▶ **Exercise requirements**:
All of the lines below are to be transcribed faithfully, with pictures excluded from the copy.

##### Information provided

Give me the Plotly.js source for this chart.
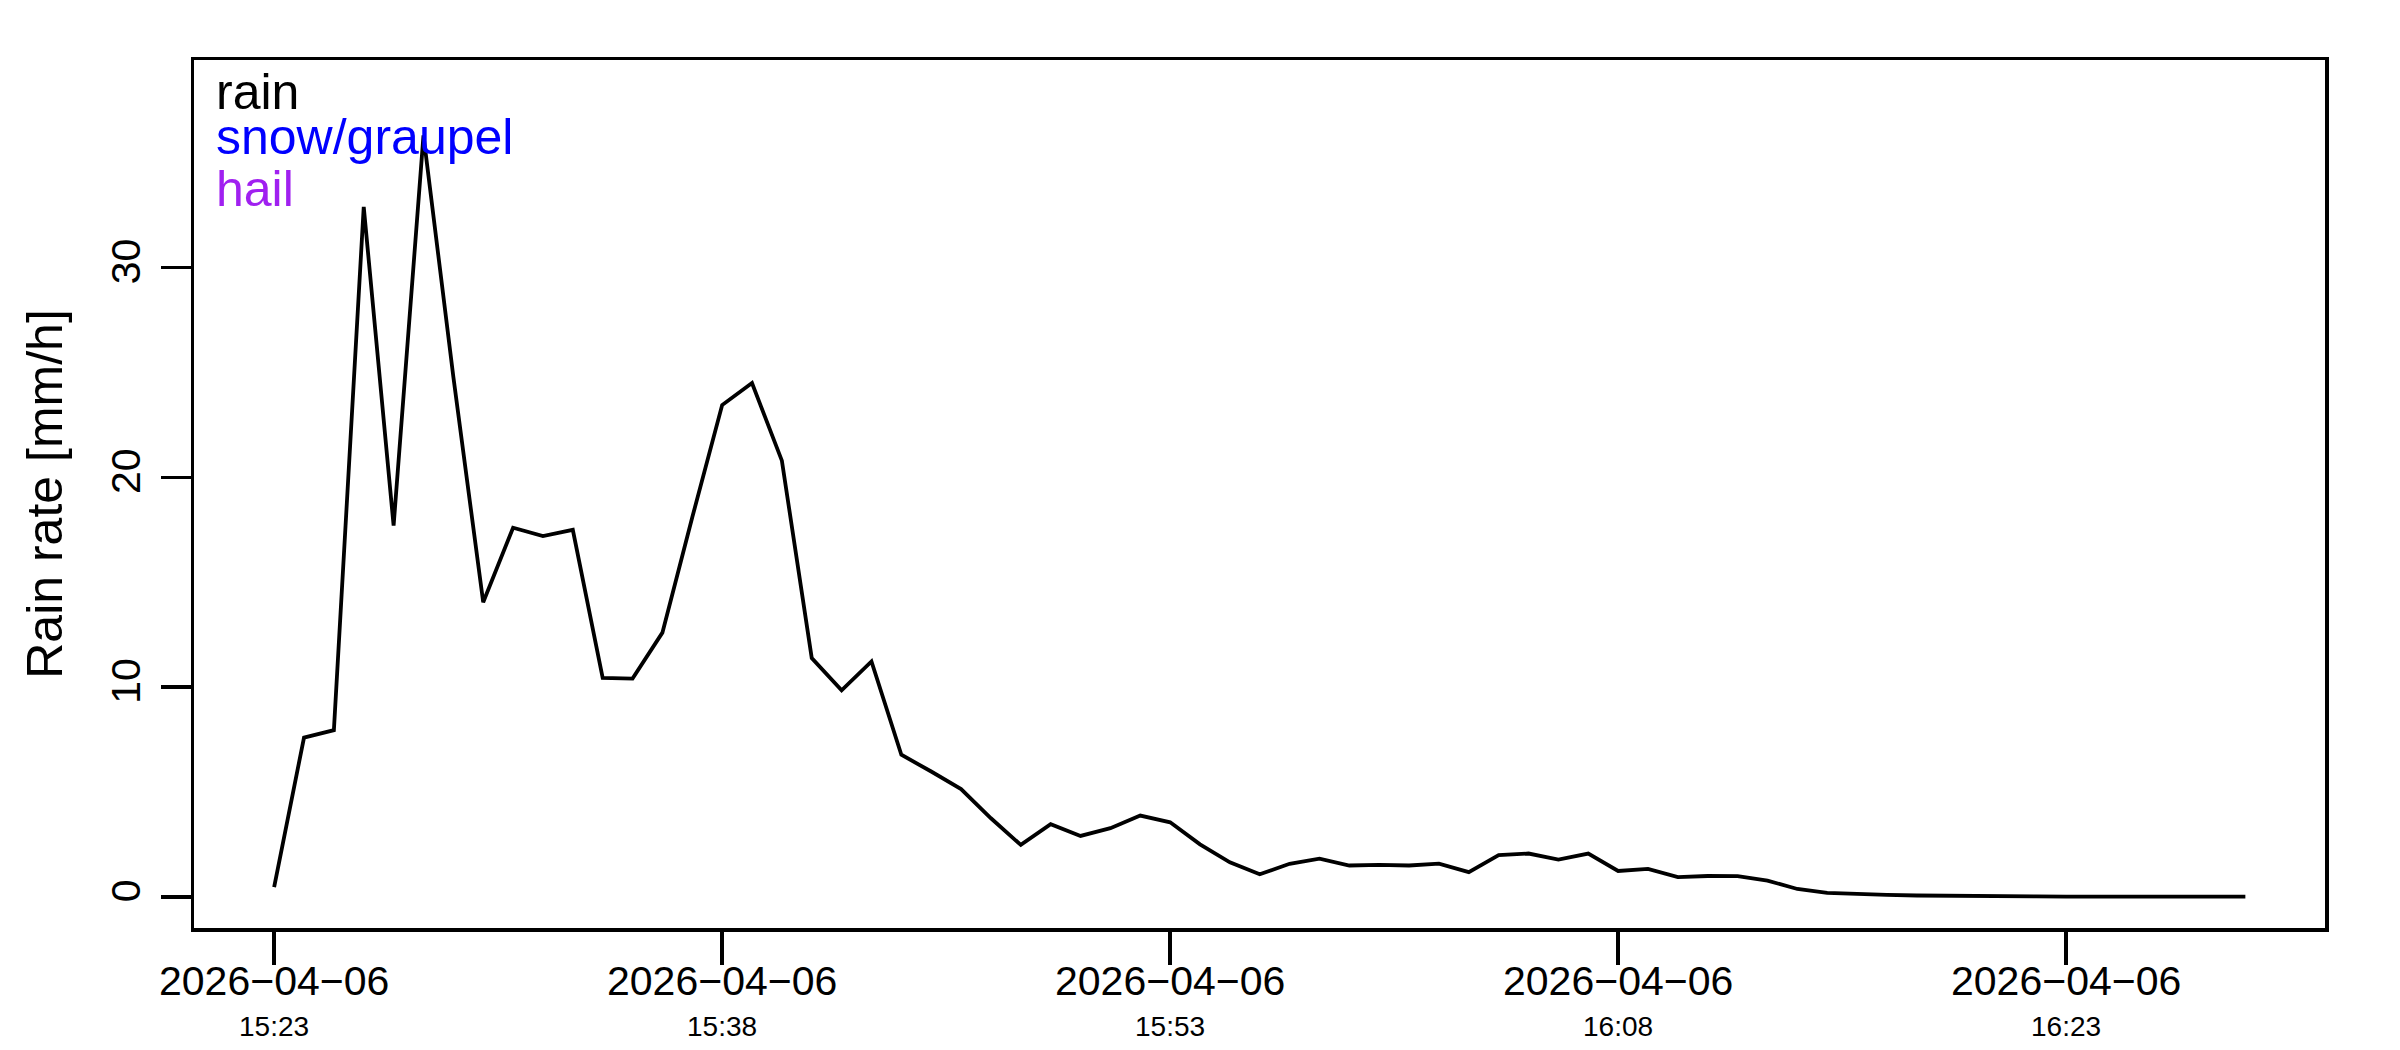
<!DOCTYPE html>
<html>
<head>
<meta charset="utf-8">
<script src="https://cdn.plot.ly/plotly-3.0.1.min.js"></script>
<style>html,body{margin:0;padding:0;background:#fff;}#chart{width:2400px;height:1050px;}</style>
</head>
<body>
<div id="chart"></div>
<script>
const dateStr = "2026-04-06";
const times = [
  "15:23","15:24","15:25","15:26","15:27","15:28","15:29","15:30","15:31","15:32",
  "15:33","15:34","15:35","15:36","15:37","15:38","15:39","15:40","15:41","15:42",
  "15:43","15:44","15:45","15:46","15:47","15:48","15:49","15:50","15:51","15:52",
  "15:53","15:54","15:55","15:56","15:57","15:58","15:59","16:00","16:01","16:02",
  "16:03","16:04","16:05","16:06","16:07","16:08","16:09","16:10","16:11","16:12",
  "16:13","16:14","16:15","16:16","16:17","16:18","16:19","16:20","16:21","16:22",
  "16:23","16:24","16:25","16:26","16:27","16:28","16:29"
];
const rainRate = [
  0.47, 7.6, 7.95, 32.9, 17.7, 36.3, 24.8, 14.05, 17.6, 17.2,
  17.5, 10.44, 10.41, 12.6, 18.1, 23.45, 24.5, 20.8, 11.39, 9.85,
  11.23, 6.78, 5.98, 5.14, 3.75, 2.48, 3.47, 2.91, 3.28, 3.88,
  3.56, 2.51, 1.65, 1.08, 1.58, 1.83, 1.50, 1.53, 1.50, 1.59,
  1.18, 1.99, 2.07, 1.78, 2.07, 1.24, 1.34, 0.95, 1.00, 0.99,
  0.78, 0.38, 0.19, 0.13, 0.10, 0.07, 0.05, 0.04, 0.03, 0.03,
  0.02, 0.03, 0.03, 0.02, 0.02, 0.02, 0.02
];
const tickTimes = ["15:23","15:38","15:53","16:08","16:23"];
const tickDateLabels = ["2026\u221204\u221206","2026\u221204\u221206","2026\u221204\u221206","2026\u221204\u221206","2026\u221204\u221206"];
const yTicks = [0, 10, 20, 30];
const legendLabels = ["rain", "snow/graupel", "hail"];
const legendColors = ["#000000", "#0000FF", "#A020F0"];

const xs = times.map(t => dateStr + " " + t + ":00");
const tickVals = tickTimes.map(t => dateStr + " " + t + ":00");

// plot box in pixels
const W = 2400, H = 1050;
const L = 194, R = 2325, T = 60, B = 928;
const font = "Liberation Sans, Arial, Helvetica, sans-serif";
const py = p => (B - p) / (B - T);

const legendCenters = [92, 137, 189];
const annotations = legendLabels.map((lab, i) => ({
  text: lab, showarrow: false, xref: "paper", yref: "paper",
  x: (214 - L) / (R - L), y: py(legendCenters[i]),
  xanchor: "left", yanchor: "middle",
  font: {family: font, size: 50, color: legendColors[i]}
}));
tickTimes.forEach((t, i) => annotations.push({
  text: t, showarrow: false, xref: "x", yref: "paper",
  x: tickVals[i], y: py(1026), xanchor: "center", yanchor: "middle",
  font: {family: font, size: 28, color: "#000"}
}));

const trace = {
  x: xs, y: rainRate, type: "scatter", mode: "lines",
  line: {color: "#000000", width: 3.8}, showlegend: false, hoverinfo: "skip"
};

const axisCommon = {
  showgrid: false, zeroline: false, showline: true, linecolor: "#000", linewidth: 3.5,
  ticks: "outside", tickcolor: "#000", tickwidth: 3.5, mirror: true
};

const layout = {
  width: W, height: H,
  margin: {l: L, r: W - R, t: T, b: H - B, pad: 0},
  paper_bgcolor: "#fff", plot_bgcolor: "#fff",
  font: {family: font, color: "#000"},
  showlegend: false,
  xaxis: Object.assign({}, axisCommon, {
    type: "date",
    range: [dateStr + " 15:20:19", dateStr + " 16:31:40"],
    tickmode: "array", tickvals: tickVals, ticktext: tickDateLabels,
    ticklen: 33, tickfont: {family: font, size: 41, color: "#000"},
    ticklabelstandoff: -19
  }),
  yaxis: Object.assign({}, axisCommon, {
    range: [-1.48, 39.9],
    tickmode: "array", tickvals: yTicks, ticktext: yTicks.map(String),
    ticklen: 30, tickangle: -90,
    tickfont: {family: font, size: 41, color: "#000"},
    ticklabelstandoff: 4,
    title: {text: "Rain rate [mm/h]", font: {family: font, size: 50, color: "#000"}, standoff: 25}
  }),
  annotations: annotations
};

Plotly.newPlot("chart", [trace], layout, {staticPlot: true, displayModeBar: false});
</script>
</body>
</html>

##########

▶ **Solution for this exercise**:
Give me the Plotly.js source for this chart.
<!DOCTYPE html>
<html>
<head>
<meta charset="utf-8">
<script src="https://cdn.plot.ly/plotly-3.0.1.min.js"></script>
<style>html,body{margin:0;padding:0;background:#fff;}#chart{width:2400px;height:1050px;}</style>
</head>
<body>
<div id="chart"></div>
<script>
const dateStr = "2026-04-06";
const times = [
  "15:23","15:24","15:25","15:26","15:27","15:28","15:29","15:30","15:31","15:32",
  "15:33","15:34","15:35","15:36","15:37","15:38","15:39","15:40","15:41","15:42",
  "15:43","15:44","15:45","15:46","15:47","15:48","15:49","15:50","15:51","15:52",
  "15:53","15:54","15:55","15:56","15:57","15:58","15:59","16:00","16:01","16:02",
  "16:03","16:04","16:05","16:06","16:07","16:08","16:09","16:10","16:11","16:12",
  "16:13","16:14","16:15","16:16","16:17","16:18","16:19","16:20","16:21","16:22",
  "16:23","16:24","16:25","16:26","16:27","16:28","16:29"
];
const rainRate = [
  0.47, 7.6, 7.95, 32.9, 17.7, 36.3, 24.8, 14.05, 17.6, 17.2,
  17.5, 10.44, 10.41, 12.6, 18.1, 23.45, 24.5, 20.8, 11.39, 9.85,
  11.23, 6.78, 5.98, 5.14, 3.75, 2.48, 3.47, 2.91, 3.28, 3.88,
  3.56, 2.51, 1.65, 1.08, 1.58, 1.83, 1.50, 1.53, 1.50, 1.59,
  1.18, 1.99, 2.07, 1.78, 2.07, 1.24, 1.34, 0.95, 1.00, 0.99,
  0.78, 0.38, 0.19, 0.13, 0.10, 0.07, 0.05, 0.04, 0.03, 0.03,
  0.02, 0.03, 0.03, 0.02, 0.02, 0.02, 0.02
];
const tickTimes = ["15:23","15:38","15:53","16:08","16:23"];
const tickDateLabels = ["2026\u221204\u221206","2026\u221204\u221206","2026\u221204\u221206","2026\u221204\u221206","2026\u221204\u221206"];
const yTicks = [0, 10, 20, 30];
const legendLabels = ["rain", "snow/graupel", "hail"];
const legendColors = ["#000000", "#0000FF", "#A020F0"];

const xs = times.map(t => dateStr + " " + t + ":00");
const tickVals = tickTimes.map(t => dateStr + " " + t + ":00");

// plot box in pixels
const W = 2400, H = 1050;
const L = 194, R = 2325, T = 60, B = 928;
const font = "Liberation Sans, Arial, Helvetica, sans-serif";
const py = p => (B - p) / (B - T);

const legendCenters = [92, 137, 189];
const annotations = legendLabels.map((lab, i) => ({
  text: lab, showarrow: false, xref: "paper", yref: "paper",
  x: (214 - L) / (R - L), y: py(legendCenters[i]),
  xanchor: "left", yanchor: "middle",
  font: {family: font, size: 50, color: legendColors[i]}
}));
tickTimes.forEach((t, i) => annotations.push({
  text: t, showarrow: false, xref: "x", yref: "paper",
  x: tickVals[i], y: py(1026), xanchor: "center", yanchor: "middle",
  font: {family: font, size: 28, color: "#000"}
}));

const trace = {
  x: xs, y: rainRate, type: "scatter", mode: "lines",
  line: {color: "#000000", width: 3.8}, showlegend: false, hoverinfo: "skip"
};

const axisCommon = {
  showgrid: false, zeroline: false, showline: true, linecolor: "#000", linewidth: 3.5,
  ticks: "outside", tickcolor: "#000", tickwidth: 3.5, mirror: true
};

const layout = {
  width: W, height: H,
  margin: {l: L, r: W - R, t: T, b: H - B, pad: 0},
  paper_bgcolor: "#fff", plot_bgcolor: "#fff",
  font: {family: font, color: "#000"},
  showlegend: false,
  xaxis: Object.assign({}, axisCommon, {
    type: "date",
    range: [dateStr + " 15:20:19", dateStr + " 16:31:40"],
    tickmode: "array", tickvals: tickVals, ticktext: tickDateLabels,
    ticklen: 33, tickfont: {family: font, size: 41, color: "#000"},
    ticklabelstandoff: -19
  }),
  yaxis: Object.assign({}, axisCommon, {
    range: [-1.48, 39.9],
    tickmode: "array", tickvals: yTicks, ticktext: yTicks.map(String),
    ticklen: 30, tickangle: -90,
    tickfont: {family: font, size: 41, color: "#000"},
    ticklabelstandoff: 4,
    title: {text: "Rain rate [mm/h]", font: {family: font, size: 50, color: "#000"}, standoff: 25}
  }),
  annotations: annotations
};

Plotly.newPlot("chart", [trace], layout, {staticPlot: true, displayModeBar: false});
</script>
</body>
</html>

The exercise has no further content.